Issue (ii): Whether the declared country of origin and preferential exemption under the notification could be denied on the basis of the materials relied upon by the Revenue.
Analysis: The imported goods were accompanied by country of origin certificates, and no proper verification was undertaken with the competent authorities of the exporting countries to establish that those certificates were false or defective. The Revenue did not produce independent evidence showing that the certificates were unauthentic or that the goods were in fact of Chinese origin despite being routed through other countries. In these circumstances, the mere reliance on disputed electronic material and statements, without corroboration and without dislodging the certificates through the prescribed verification mechanism, was insufficient to deny the preferential benefit.
Conclusion: Denial of the country of origin claim and the preferential notification benefit was unsustainable.
Issue (iii): Whether the declared transaction value could be rejected and re-determined, and whether the connected demand and penalties could survive.
Analysis: The proposed enhancement was founded mainly on proforma invoices and the same inadmissible electronic material, without contemporaneous import data or proof of extra consideration actually paid or payable. The governing valuation rule applies to imported goods, and the Department did not establish a legally sustainable basis to re-determine the declared value after clearance. Since the demand itself was unsupported, the associated penalty provisions could not be independently sustained, and the absence of a valid foundation for the principal demand also rendered the penalties against the company and its directors untenable.
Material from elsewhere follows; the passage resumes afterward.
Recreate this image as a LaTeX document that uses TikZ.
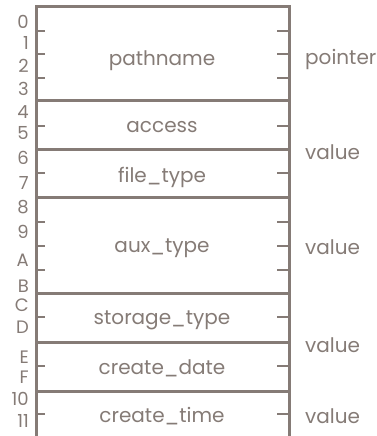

Conclusion: Re-determination of value, demand of differential duty, and the consequential penalties were not maintainable.
Final Conclusion: The impugned order was set aside in full, and all connected appeals succeeded with consequential relief.
Ratio Decidendi: Electronic records in customs proceedings must satisfy the prescribed statutory certificate requirement to be admissible, and a preferential origin claim or valuation enhancement cannot be sustained on inadmissible material or on uncorroborated assertions without proper verification and independent evidence.